Given task
Extract the lines of the material below, beginning with the first and ending with the line that holds "import pandas as pd". Skip every picture.

Data section
-- -- --
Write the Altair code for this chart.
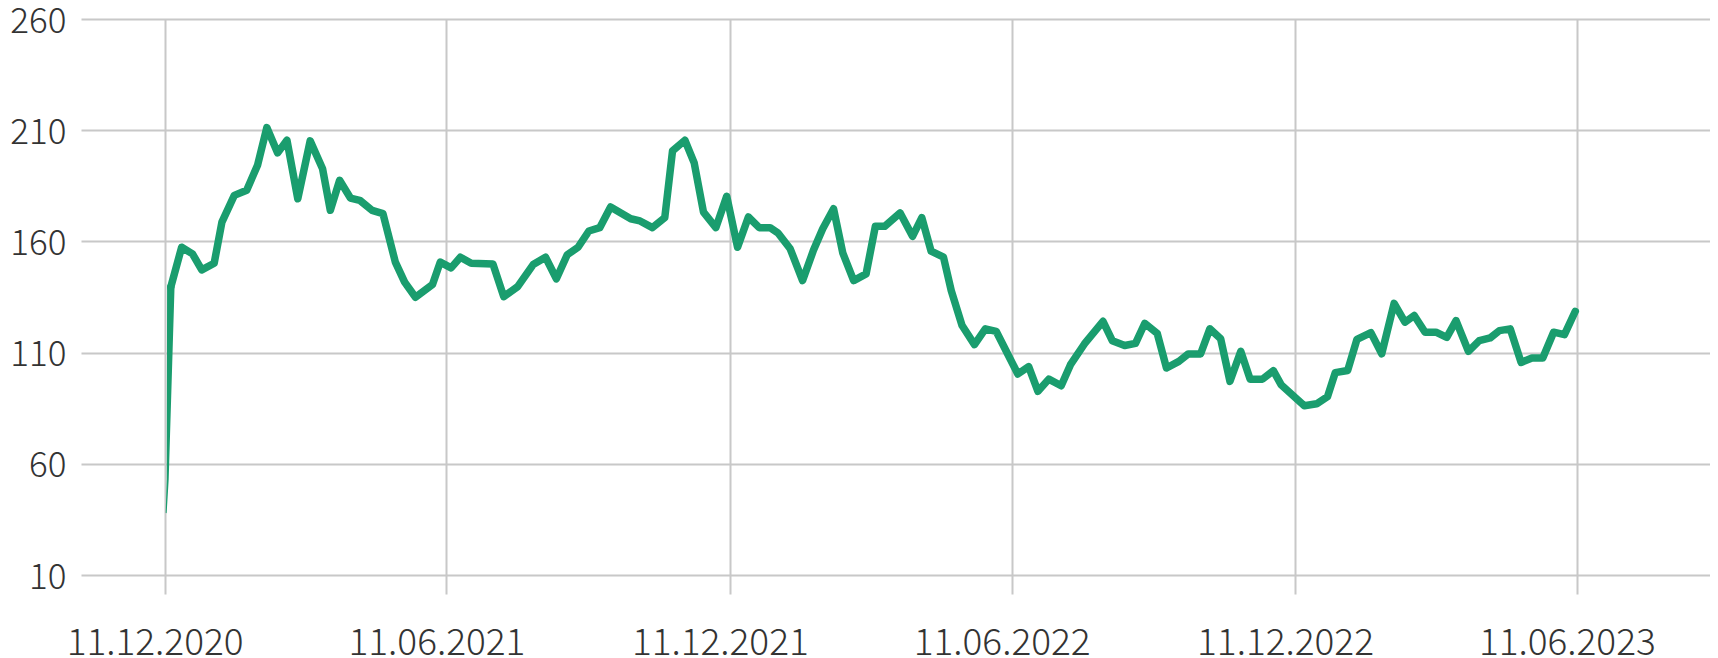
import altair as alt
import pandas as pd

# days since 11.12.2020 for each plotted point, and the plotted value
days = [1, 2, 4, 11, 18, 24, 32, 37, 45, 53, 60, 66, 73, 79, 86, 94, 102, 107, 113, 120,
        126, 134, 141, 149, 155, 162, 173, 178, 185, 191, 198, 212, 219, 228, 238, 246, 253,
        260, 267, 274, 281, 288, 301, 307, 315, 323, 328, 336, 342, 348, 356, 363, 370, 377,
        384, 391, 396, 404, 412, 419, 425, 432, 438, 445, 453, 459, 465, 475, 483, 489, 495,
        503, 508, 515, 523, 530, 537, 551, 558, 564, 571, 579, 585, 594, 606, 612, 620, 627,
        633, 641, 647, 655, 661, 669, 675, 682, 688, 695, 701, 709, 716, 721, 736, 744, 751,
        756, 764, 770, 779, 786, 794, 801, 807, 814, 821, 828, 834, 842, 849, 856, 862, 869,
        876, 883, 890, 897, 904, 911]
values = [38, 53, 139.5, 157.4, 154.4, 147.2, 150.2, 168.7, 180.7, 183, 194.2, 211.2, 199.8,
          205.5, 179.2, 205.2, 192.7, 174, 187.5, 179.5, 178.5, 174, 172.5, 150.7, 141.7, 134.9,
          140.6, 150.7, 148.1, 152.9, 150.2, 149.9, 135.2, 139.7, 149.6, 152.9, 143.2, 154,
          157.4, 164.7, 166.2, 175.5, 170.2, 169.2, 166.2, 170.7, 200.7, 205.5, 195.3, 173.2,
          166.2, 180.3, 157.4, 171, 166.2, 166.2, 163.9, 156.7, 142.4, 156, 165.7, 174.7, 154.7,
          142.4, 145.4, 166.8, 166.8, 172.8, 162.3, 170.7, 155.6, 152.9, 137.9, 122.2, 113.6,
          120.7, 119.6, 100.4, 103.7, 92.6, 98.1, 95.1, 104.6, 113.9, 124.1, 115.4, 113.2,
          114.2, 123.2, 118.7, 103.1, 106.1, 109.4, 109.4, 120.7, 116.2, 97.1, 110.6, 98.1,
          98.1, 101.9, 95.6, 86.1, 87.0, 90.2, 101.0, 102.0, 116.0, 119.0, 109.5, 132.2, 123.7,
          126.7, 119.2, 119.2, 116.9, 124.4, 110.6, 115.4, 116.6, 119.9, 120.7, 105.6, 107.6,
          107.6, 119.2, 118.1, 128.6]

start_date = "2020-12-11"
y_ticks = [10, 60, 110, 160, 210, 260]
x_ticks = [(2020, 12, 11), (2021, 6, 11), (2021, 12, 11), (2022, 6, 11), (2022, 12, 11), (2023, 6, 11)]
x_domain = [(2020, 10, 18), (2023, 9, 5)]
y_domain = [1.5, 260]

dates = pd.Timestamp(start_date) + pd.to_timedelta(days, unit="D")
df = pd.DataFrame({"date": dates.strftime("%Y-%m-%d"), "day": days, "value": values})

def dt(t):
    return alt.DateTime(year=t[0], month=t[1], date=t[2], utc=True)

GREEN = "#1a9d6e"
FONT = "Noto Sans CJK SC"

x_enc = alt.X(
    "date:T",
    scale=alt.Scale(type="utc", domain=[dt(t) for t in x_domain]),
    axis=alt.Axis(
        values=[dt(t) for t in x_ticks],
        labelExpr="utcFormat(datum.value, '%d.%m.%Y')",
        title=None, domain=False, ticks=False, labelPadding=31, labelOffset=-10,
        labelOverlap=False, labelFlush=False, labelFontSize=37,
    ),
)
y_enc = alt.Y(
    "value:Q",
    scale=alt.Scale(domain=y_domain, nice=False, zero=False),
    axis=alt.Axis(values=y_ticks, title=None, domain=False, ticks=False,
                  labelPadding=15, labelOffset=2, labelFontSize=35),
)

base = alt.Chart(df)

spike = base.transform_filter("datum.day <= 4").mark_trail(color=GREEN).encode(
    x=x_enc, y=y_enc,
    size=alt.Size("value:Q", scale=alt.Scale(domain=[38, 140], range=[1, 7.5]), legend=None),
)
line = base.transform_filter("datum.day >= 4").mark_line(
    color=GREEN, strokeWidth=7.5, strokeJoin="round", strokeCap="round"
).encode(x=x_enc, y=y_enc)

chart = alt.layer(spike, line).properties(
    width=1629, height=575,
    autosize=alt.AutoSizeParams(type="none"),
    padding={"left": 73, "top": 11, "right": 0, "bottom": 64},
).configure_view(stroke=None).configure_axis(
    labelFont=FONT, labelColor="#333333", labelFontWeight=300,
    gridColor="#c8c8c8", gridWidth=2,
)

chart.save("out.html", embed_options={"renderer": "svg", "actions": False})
-- -- --
Full output
Write the Altair code for this chart.
import altair as alt
import pandas as pd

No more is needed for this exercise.